Can GPT-3 predict real world events? To answer this question I had GPT-3 predict the likelihood for every binary question ever resolved on Metaculus.

Predicting whether an event is likely or unlikely to occur, often boils down to using common sense. It doesn't take a genius to figure out that "Will the sun explode tomorrow?" should get a low probability. Not all questions are that easy, but for many questions common sense can bring us surprisingly far.

Experimental setup

Through their API I downloaded every binary question posed on Metaculus.
I then filtered them down to only the non-ambiguously resolved questions, resulting in this list of 788 questions.

For these questions the community's Mean Squared Error was 0.19, a good deal better than random!

Prompt engineering

GPT's performance is notoriously dependent on the prompt it is given.

  • I primarily measured the quality of prompts, on the percentage of legible predictions made.
  • Predictions were made using the most powerful DaVinci engine.

The best performing prompt was optimized for brevity and did not include the question's full description.

A very knowledgable and epistemically modest analyst gives the following events a likelihood of occuring:

Event: Will the cost of sequencing a human genome fall below $500 by mid 2016? 
Likelihood: 43%

Event: Will Russia invade Ukrainian territory in 2022?
Likelihood: 64%

Event: Will the US rejoin the Iran Nuclear Deal before 2023?
Likelihood: 55%

Event: <Question to be predicted>
Likelihood: <GPT-3 insertion>

I tried many variations, different introductions, different questions, different probabilities, including/excluding question descriptions, etc.

Of the 786 questions, the best performing prompt made legible predictions for 770. For the remaining 16 questions GPT mostly just wrote "\n".

If you want to try your own prompt or reproduce the results, the code to do so can be found in this Github repository.

Results

GPT-3's MSE was 0.33, which is about what you'd expect if you were to guess completely at random. This was surprising to me! GPT Why isn't GPT better?

Going into this, I was confident GPT would do better than random. After all many of the questions it was asked to predict, resolved before GPT-3 was even trained. There's probably some of the questions it knows the answer to and still somehow gets wrong!

It seems to me that GPT-3 is struggling to translate beliefs into probabilities. Even if it understands that the sun exploding tomorrow is unlikely, it doesn't know how to formulate that using numeric probabilities. I'm unsure if this is an inherent limitation of GPT-3 or whether its just the prompt that is confusing it.

I wonder if predicting using expressions such as "Likely" | "Uncertain" | "Unlikely", and interpreting these as 75% | 50% | 25% respectively could produce results better than random, as GPT wouldn't have to struggle with translating its beliefs into numeric probabilities. Unfortunately running GPT-3's best engine on 800 questions would be yet another hour and $20 I'm reluctant to spend, so for now that will remain a mystery.

 

It may be that even oracle AI's will be dangerous, fortunately GPT-3 is far from an oracle!

New Comment
9 comments, sorted by Click to highlight new comments since:
[-]Ruby210

>Unfortunately running GPT-3's best engine on 800 questions would be yet another hour and $20 I'm reluctant to spend, so for now that will remain a mystery

If you want to run more experiments like this, happy to get you a few more $$. I'd pay for it.
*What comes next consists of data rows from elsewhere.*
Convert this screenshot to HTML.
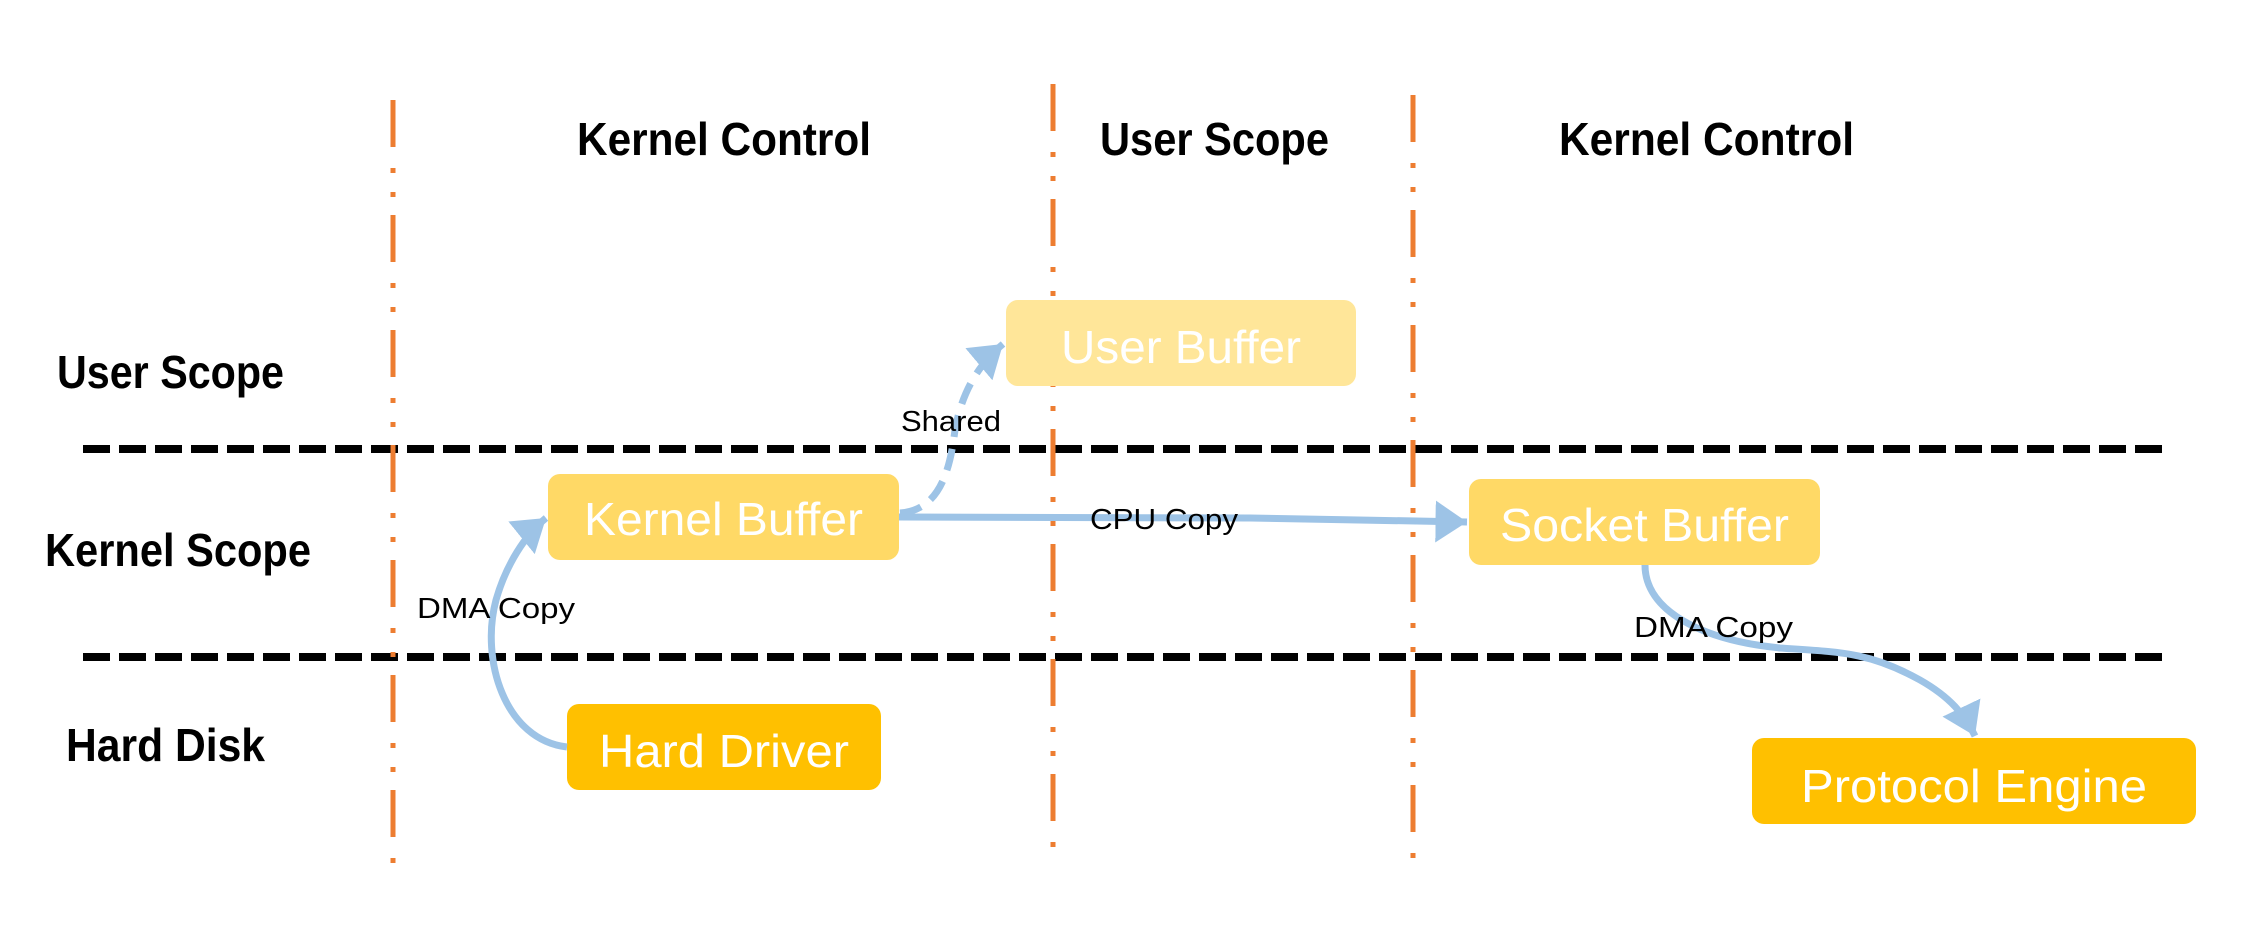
<!DOCTYPE html>
<html><head><meta charset="utf-8"><style>html,body{margin:0;padding:0;background:#fff}svg{display:block}</style></head>
<body>
<svg width="2243" height="943" viewBox="0 0 2243 943" xmlns="http://www.w3.org/2000/svg">
<defs>
<marker id="ah" markerWidth="6" markerHeight="6" refX="4.5" refY="3" orient="auto" markerUnits="strokeWidth">
<path d="M0,0 L4.5,3 L0,6 Z" fill="#9DC3E6"/></marker>
</defs>
<rect width="2243" height="943" fill="#fff"/>
<line x1="83" y1="449" x2="2163" y2="449" stroke="#000" stroke-width="8" stroke-dasharray="27 9"/>
<line x1="83" y1="657" x2="2163" y2="657" stroke="#000" stroke-width="8" stroke-dasharray="27 9"/>
<g stroke="#ED7D31" stroke-width="5" stroke-dasharray="47 21 5 19 5 18">
<line x1="393" y1="100" x2="393" y2="878"/>
<line x1="1053" y1="84" x2="1053" y2="863"/>
<line x1="1413" y1="95" x2="1413" y2="872"/>
</g>
<g font-family="Liberation Sans, sans-serif" font-weight="bold" font-size="46" fill="#000">
<text x="577" y="155" textLength="294" lengthAdjust="spacingAndGlyphs">Kernel Control</text>
<text x="1100" y="155" textLength="229" lengthAdjust="spacingAndGlyphs">User Scope</text>
<text x="1559" y="155" textLength="295" lengthAdjust="spacingAndGlyphs">Kernel Control</text>
<text x="57" y="388" textLength="227" lengthAdjust="spacingAndGlyphs">User Scope</text>
<text x="45" y="566" textLength="266" lengthAdjust="spacingAndGlyphs">Kernel Scope</text>
<text x="66" y="761" textLength="199" lengthAdjust="spacingAndGlyphs">Hard Disk</text>
</g>
<rect x="1006" y="300" width="350" height="86" rx="12" fill="#FFE699"/>
<rect x="548" y="474" width="351" height="86" rx="12" fill="#FFD966"/>
<rect x="567" y="704" width="314" height="86" rx="12" fill="#FFC000"/>
<rect x="1469" y="479" width="351" height="86" rx="12" fill="#FFD966"/>
<rect x="1752" y="738" width="444" height="86" rx="12" fill="#FFC000"/>
<g font-family="Liberation Sans, sans-serif" font-size="46" fill="#fff">
<text x="1061" y="363" textLength="240" lengthAdjust="spacingAndGlyphs">User Buffer</text>
<text x="584" y="535" textLength="279" lengthAdjust="spacingAndGlyphs">Kernel Buffer</text>
<text x="599" y="767" textLength="250" lengthAdjust="spacingAndGlyphs">Hard Driver</text>
<text x="1500" y="541" textLength="289" lengthAdjust="spacingAndGlyphs">Socket Buffer</text>
<text x="1801" y="802" textLength="346" lengthAdjust="spacingAndGlyphs">Protocol Engine</text>
</g>
<g fill="none" stroke="#9DC3E6" stroke-width="7">
<path d="M567,747 C505,740 480,660 496,600 C506,565 525,535 546,518" marker-end="url(#ah)"/>
<path d="M899,517 L1250,518 C1320,519 1400,521 1467,522" marker-end="url(#ah)"/>
<path d="M900,513 C940,510 950,470 955,430 C962,392 978,365 1003,344" stroke-dasharray="22 12" marker-end="url(#ah)"/>
<path d="M1645,565 C1645,610 1700,640 1780,648 C1840,652 1870,652 1920,680 C1950,697 1965,715 1975,736" marker-end="url(#ah)"/>
</g>
<g font-family="Liberation Sans, sans-serif" font-size="29" fill="#000">
<text x="901" y="431" textLength="100" lengthAdjust="spacingAndGlyphs">Shared</text>
<text x="417" y="618" textLength="158" lengthAdjust="spacingAndGlyphs">DMA Copy</text>
<text x="1090" y="529" textLength="148" lengthAdjust="spacingAndGlyphs">CPU Copy</text>
<text x="1634" y="637" textLength="159" lengthAdjust="spacingAndGlyphs">DMA Copy</text>
</g>
</svg>
</body></html>
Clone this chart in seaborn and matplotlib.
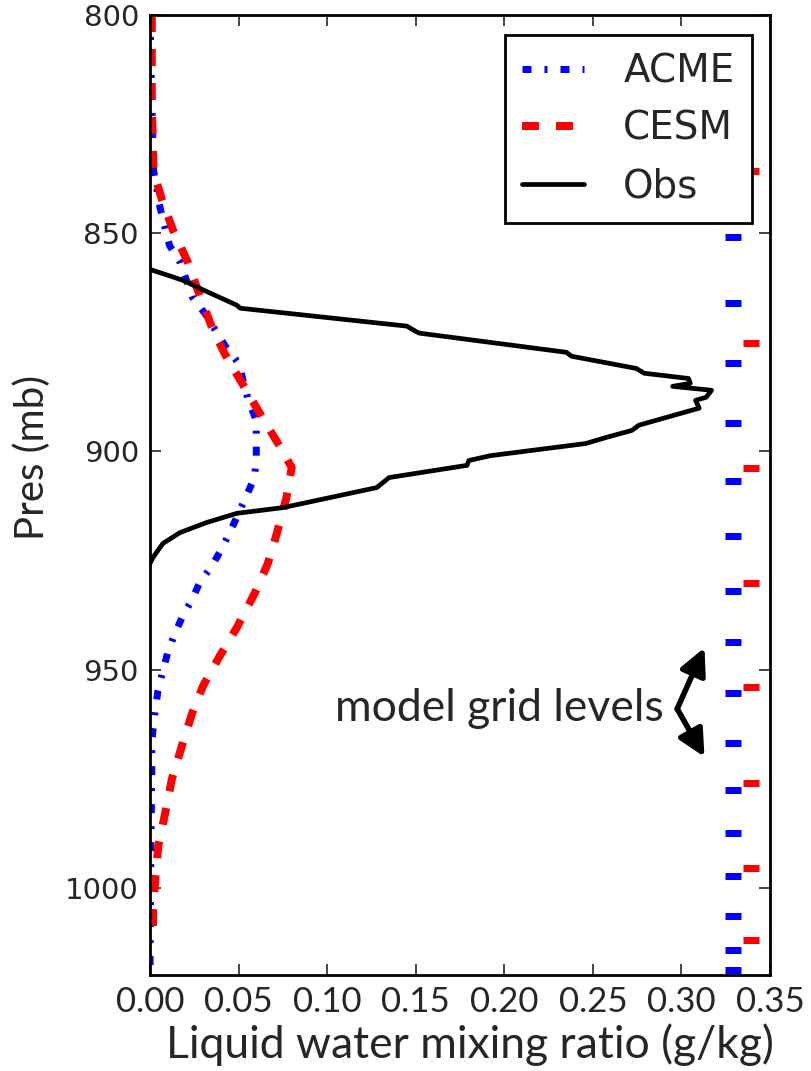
import matplotlib
matplotlib.use("Agg")
import matplotlib.pyplot as plt
from matplotlib import font_manager
import seaborn as sns
import numpy as np
import pandas as pd

# ---------------- data ----------------
acme_q = [0.000, 0.001, 0.002, 0.0056, 0.011, 0.017, 0.024, 0.031, 0.037, 0.043, 0.050,
          0.0555, 0.060, 0.060, 0.060, 0.059, 0.0545, 0.050, 0.045, 0.0405, 0.035, 0.028,
          0.0237, 0.0186, 0.014, 0.010, 0.0073, 0.0045, 0.003, 0.0017, 0.001, 0.001,
          0.0005, 0.000]
acme_p = [800, 820, 835.6, 844, 852.8, 856.7, 864.7, 868.4, 872.3, 876.2, 879.8,
          888.3, 892.9, 896.8, 901.4, 906, 910.1, 914.2, 918.6, 922.3, 926.2, 930.1,
          934.0, 937.6, 941.8, 946.1, 950.3, 954.8, 959, 963.6, 967.9, 972.5,
          990, 1020]

cesm_q = [0.001, 0.001, 0.002, 0.0068, 0.013, 0.0214, 0.028, 0.035, 0.042, 0.052, 0.062,
          0.072, 0.080, 0.077, 0.0716, 0.0665, 0.059, 0.049, 0.0395, 0.030, 0.0237,
          0.018, 0.0124, 0.0085, 0.0047, 0.003, 0.0017, 0.0017]
cesm_p = [800, 820, 836, 842.4, 849.3, 856.7, 864.2, 871.6, 877.5, 884.4, 891.3,
          898, 903.7, 910.6, 918.8, 925.7, 932.6, 940.4, 946.8, 953.7, 960.1,
          967.5, 975, 983, 990.4, 997.7, 1005.3, 1011.5]

obs_q = [0.000, 0.0186, 0.030, 0.049, 0.051, 0.145, 0.150, 0.152, 0.235, 0.238, 0.2745,
         0.279, 0.304, 0.305, 0.295, 0.317, 0.314, 0.308, 0.310, 0.276, 0.272, 0.2576,
         0.246, 0.192, 0.180, 0.179, 0.135, 0.128, 0.075, 0.049, 0.032, 0.017, 0.0073,
         0.0017, 0.000]
obs_p = [858.3, 860.8, 863, 866.5, 867.2, 871.3, 872.5, 872.9, 877.3, 878.2, 881,
         882.1, 883.3, 884.4, 885.1, 886, 887.6, 888.3, 890.1, 894, 895.2, 896.8,
         898.2, 901, 902.1, 903.2, 906, 908.3, 912.9, 914.2, 916.3, 918.6, 921.1,
         924.3, 925.7]

acme_levels = [835.8, 850.9, 866.1, 879.8, 893.4, 906.7, 919.5, 931.9, 943.8, 955.3,
               966.8, 977.5, 987.4, 997.3, 1006.5, 1014.3, 1018.8]
cesm_levels = [835.8, 875.2, 903.9, 930.1, 953.9, 975.9, 995.4, 1012.0]
acme_level_x = 0.329
cesm_level_x = 0.339

series_names = ["ACME", "CESM", "Obs"]
x_ticks = [0.00, 0.05, 0.10, 0.15, 0.20, 0.25, 0.30, 0.35]
y_ticks = [800, 850, 900, 950, 1000]

# ---------------- style ----------------
sns.set_style("ticks")
plt.rcParams["font.family"] = ["DejaVu Sans"]
plt.rcParams["lines.scale_dashes"] = False

avail = {f.name for f in font_manager.fontManager.ttflist}
label_font = "Lato" if "Lato" in avail else "DejaVu Sans"
tick_font = "Liberation Sans Narrow" if "Liberation Sans Narrow" in avail else label_font

fig = plt.figure(figsize=(8.12, 10.71), dpi=100)
ax = fig.add_axes([150 / 812, 1 - 975 / 1071, (770 - 150) / 812, (975 - 15) / 1071])

df_acme = pd.DataFrame({"q": acme_q, "p": acme_p})
df_cesm = pd.DataFrame({"q": cesm_q, "p": cesm_p})
df_obs = pd.DataFrame({"q": obs_q, "p": obs_p})

px = 0.72
sns.lineplot(data=df_acme, x="q", y="p", sort=False, estimator=None, ax=ax,
             color="blue", lw=7 * px, label=series_names[0],
             linestyle=(0, (9 * px, 13 * px, 3 * px, 13 * px)))
sns.lineplot(data=df_cesm, x="q", y="p", sort=False, estimator=None, ax=ax,
             color="red", lw=8 * px, label=series_names[1],
             linestyle=(0, (17 * px, 17 * px)))
sns.lineplot(data=df_obs, x="q", y="p", sort=False, estimator=None, ax=ax,
             color="black", lw=3.4, label=series_names[2])

sns.scatterplot(x=[acme_level_x] * len(acme_levels), y=acme_levels, ax=ax,
                marker="_", s=(16 * px) ** 2, linewidth=7 * px, color="blue",
                legend=False, zorder=3)
sns.scatterplot(x=[cesm_level_x] * len(cesm_levels), y=cesm_levels, ax=ax,
                marker="_", s=(16 * px) ** 2, linewidth=7 * px, color="red",
                legend=False, zorder=3)

ax.set_xlim(0, 0.35)
ax.set_ylim(1020, 800)
ax.set_xticks(x_ticks)
ax.set_xticklabels([f"{v:.2f}" for v in x_ticks], fontsize=25, family=tick_font)
ax.set_yticks(y_ticks)
ax.set_yticklabels([str(v) for v in y_ticks], fontsize=21)
ax.tick_params(direction="in", length=8, width=1.2, top=True, right=True, pad=8)
for s in ax.spines.values():
    s.set_linewidth(2)
    s.set_color("black")
ax.set_xlabel("")
ax.set_ylabel("")

fig.text(470 / 812, 1 - 1045 / 1071, "Liquid water mixing ratio (g/kg)",
         ha="center", va="center", fontsize=32, family=label_font)
fig.text(32 / 812, 1 - 457 / 1071, "Pres (mb)", rotation=90,
         ha="center", va="center", fontsize=29, family=label_font)

leg = ax.legend(loc="upper right", bbox_to_anchor=(752 / 812, 1 - 35 / 1071),
                bbox_transform=fig.transFigure, fontsize=28, frameon=True,
                fancybox=False, framealpha=1, edgecolor="black",
                handlelength=1.6, handletextpad=1.0, labelspacing=0.5,
                borderpad=0.45, borderaxespad=0)
leg.get_frame().set_linewidth(2)
leg.set_zorder(10)

ax.text(0.290, 959, "model grid levels", ha="right", va="center",
        fontsize=32, family=label_font)
arrow = dict(arrowstyle="-|>", lw=4, color="black", mutation_scale=40,
             shrinkA=0, shrinkB=0)
ax.annotate("", xy=(0.313, 945.0), xytext=(0.2976, 959), arrowprops=arrow)
ax.annotate("", xy=(0.313, 970.0), xytext=(0.2976, 959), arrowprops=arrow)

fig.savefig("out.png", dpi=100)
Suggested variation, which I'd expect to lead to better results: use raw "completion probabilities" for different answers.

E.g. with prompt "Will Russia invade Ukrainian territory in 2022?" extract completion likelihoods of the next few tokes "Yes" and "No". Normalize.

(the prompts you ask for quite unnatural map, at which most untrained humans are pretty bad as well)

Hi,

that is super fascinating. Would you be willing to share your data on this? I have some existing interest in exactly that question.

Hi Niplav, happy to hear you think that.

I just uploaded the pkl files that include the pandas dataframes for the metaculus questions and GPT's completions for the best performing prompt to github. Let me know if you need anything else :)

https://github.com/MperorM/gpt3-metaculus

Thanks a lot!

Rerunning with the https://arxiv.org/abs/2205.14334 finetuned model would be worthwhile.

Thanks for trying! I don't think that's much evidence against GPT3 being a good oracle though, bc to me it's pretty normal that without fine-tuning he's not able to forecast. He'd need to be extremely sample efficient to be able to do that. Does anyone want to try fine-tuning?

I was experimenting with exactly the same thing using GPT-4. Only 20 top questions, result - more or less equal to community.

But then it came to numeric estimations like “how much people will die due to covid” - it was outperforming humans giving highly accurate predictions (i was asking not for values but for ranges with quartiles, and results of humans had much higher dispersion comparing to GPT)

Also I was comparing only results of community predictions for January 2022 since gpt-4 was trained on sept 2021, and its unfair to compare predictions if people had a lot of additional evidence which gpt doesnt have.

if it’s interesting I can share methodology, results and dataset.

Can GPT-3 predict outcomes based on comments and the names of the commenters?